--- START ---

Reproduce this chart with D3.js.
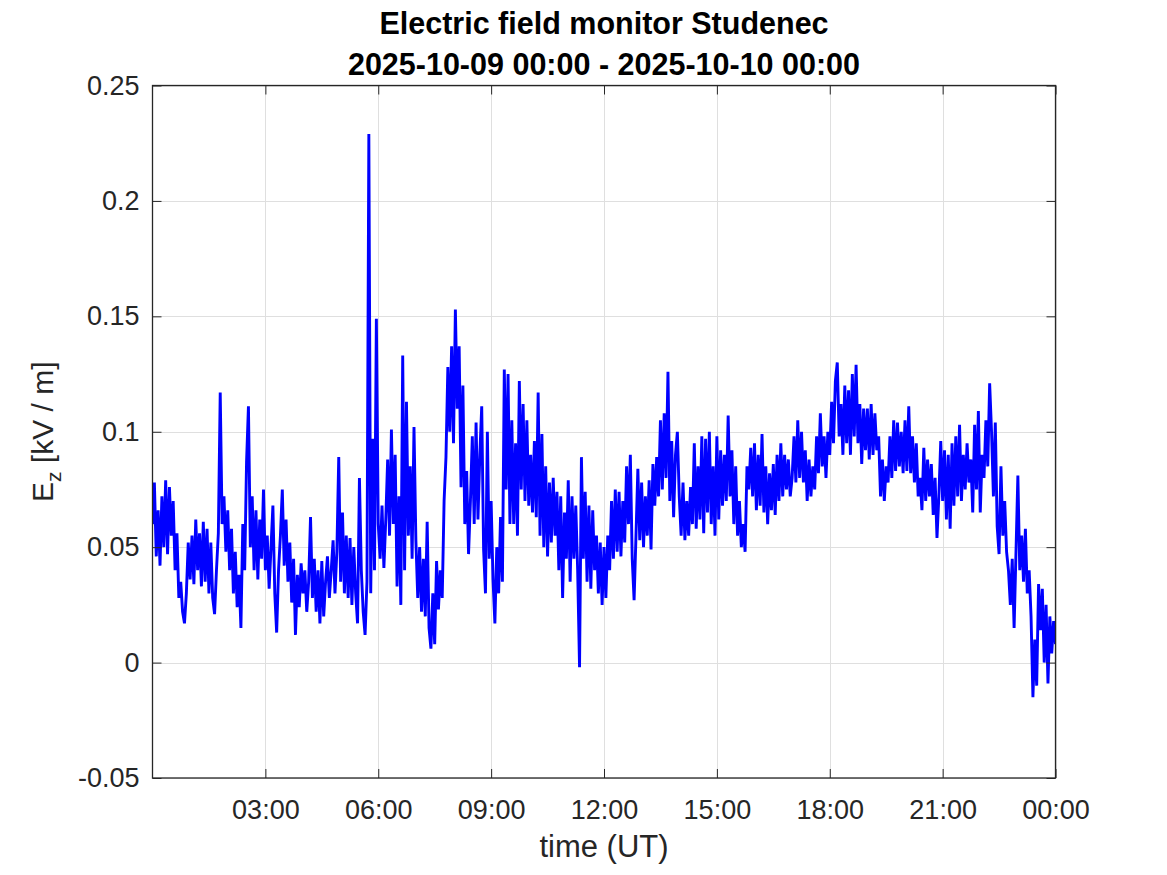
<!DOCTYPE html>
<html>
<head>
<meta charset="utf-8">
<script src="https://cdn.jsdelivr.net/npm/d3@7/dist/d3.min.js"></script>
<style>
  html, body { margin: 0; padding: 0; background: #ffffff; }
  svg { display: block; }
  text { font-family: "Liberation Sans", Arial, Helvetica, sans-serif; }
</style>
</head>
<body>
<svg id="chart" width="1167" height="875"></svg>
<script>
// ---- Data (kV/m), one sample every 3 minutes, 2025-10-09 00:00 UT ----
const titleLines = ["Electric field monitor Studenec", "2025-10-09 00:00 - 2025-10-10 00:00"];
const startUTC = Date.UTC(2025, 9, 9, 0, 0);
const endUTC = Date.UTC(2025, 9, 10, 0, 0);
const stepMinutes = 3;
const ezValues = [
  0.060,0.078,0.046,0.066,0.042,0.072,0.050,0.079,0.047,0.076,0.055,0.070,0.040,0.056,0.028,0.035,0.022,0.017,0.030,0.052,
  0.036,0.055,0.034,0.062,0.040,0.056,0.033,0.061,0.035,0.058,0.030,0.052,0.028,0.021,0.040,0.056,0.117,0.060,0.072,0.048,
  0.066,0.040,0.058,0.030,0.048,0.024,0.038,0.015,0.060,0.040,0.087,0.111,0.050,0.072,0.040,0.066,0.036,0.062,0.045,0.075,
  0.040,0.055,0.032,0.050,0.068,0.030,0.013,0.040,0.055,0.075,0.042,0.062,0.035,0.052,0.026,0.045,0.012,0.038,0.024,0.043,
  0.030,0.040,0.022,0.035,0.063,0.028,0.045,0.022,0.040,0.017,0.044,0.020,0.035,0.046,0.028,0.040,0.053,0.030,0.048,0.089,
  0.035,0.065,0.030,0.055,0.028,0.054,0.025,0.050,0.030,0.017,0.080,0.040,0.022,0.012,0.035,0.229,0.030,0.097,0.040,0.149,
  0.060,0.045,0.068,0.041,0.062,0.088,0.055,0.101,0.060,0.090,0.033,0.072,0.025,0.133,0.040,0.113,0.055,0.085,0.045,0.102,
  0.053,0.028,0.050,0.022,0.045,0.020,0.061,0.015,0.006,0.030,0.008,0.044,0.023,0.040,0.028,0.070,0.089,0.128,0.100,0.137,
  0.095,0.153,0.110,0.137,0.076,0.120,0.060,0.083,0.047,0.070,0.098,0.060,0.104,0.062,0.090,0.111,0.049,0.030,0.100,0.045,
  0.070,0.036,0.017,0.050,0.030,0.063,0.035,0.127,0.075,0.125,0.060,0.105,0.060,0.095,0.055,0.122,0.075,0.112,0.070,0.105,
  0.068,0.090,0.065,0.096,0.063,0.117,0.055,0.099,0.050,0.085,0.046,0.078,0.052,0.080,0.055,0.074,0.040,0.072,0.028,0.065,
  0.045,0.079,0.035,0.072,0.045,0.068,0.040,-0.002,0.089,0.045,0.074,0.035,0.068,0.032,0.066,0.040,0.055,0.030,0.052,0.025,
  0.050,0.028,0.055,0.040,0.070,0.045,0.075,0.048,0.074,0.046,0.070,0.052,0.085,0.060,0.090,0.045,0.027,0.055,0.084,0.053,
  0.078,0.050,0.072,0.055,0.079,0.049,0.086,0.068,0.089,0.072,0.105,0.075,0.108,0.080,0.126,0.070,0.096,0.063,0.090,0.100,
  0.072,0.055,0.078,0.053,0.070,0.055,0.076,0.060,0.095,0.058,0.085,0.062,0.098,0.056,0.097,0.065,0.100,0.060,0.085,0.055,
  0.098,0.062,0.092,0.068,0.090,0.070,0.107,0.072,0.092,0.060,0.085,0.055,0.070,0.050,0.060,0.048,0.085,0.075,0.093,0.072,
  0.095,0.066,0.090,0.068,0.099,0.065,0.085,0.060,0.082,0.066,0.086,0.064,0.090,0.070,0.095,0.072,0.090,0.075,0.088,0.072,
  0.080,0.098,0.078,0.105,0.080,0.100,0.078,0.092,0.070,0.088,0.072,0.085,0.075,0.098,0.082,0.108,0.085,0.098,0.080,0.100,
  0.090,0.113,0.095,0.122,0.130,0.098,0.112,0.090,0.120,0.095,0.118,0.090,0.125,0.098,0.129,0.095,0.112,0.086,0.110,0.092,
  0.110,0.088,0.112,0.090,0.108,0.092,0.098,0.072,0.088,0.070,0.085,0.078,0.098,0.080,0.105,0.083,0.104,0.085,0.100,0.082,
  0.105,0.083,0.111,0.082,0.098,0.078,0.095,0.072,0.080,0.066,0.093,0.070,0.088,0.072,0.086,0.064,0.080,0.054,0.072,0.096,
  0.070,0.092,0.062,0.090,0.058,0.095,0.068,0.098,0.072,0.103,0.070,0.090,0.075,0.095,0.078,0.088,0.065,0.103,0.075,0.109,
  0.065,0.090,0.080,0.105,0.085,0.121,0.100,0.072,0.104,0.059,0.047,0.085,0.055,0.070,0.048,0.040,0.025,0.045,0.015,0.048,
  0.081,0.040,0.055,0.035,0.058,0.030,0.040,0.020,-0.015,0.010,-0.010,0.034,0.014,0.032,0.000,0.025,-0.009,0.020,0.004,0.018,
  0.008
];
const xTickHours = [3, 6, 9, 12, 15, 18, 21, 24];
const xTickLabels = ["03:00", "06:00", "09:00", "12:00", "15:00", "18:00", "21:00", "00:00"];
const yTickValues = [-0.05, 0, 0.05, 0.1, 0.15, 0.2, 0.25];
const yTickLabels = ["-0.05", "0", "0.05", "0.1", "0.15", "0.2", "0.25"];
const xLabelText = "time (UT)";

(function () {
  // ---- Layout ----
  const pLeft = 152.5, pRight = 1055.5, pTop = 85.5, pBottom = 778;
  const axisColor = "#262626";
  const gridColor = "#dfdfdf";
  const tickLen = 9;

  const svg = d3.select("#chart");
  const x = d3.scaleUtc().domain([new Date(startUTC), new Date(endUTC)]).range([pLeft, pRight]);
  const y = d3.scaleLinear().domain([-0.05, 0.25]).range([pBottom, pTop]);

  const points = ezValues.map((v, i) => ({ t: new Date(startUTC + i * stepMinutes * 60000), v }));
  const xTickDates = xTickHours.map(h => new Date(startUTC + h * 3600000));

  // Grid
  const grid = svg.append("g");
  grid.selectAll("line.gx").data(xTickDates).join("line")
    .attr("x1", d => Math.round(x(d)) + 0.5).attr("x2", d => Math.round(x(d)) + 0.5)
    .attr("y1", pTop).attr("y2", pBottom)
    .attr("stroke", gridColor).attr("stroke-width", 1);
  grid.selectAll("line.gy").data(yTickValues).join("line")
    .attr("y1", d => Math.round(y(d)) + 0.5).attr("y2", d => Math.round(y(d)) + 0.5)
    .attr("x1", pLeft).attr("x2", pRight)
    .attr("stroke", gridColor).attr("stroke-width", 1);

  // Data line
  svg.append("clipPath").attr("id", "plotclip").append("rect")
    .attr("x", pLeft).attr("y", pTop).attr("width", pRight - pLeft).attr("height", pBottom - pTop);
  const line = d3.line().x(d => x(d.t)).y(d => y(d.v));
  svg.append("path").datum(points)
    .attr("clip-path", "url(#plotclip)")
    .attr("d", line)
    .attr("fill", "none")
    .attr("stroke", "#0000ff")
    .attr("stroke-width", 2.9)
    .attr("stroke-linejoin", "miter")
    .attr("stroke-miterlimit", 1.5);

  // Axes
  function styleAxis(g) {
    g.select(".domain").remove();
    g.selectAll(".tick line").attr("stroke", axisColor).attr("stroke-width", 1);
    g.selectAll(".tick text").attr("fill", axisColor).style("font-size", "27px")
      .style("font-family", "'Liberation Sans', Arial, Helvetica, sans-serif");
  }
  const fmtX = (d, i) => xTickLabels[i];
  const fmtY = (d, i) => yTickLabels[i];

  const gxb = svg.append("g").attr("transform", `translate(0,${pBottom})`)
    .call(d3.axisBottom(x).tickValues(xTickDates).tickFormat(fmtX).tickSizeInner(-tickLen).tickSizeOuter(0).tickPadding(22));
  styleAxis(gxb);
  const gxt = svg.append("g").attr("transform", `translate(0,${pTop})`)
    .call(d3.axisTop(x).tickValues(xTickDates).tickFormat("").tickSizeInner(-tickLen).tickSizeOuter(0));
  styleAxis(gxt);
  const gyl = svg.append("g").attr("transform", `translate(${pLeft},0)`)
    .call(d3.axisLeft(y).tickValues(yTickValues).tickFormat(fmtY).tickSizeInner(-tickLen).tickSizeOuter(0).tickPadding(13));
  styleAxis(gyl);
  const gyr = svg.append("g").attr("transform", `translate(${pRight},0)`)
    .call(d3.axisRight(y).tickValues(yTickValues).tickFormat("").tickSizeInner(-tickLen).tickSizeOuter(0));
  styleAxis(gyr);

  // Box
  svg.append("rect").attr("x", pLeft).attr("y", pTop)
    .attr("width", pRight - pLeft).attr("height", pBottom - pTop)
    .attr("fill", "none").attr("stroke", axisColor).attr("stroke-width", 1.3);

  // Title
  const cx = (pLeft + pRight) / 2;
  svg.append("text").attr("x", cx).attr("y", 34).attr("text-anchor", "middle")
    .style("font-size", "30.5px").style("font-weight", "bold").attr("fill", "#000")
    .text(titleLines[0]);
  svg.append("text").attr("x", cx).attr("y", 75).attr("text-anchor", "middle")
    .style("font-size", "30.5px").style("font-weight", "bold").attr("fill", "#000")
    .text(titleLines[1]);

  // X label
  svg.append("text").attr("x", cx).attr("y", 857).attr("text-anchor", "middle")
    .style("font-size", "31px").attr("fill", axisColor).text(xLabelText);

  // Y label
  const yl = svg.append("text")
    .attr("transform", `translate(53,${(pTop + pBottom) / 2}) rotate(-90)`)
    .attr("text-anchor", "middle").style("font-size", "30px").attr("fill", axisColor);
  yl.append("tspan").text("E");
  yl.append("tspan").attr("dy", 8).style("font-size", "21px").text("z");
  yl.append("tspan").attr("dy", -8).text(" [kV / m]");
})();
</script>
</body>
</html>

--- END ---

Copy out each line of the material that holds the word "chart".

## Reply
Reproduce this chart with D3.js.
<svg id="chart" width="1167" height="875"></svg>
  const svg = d3.select("#chart");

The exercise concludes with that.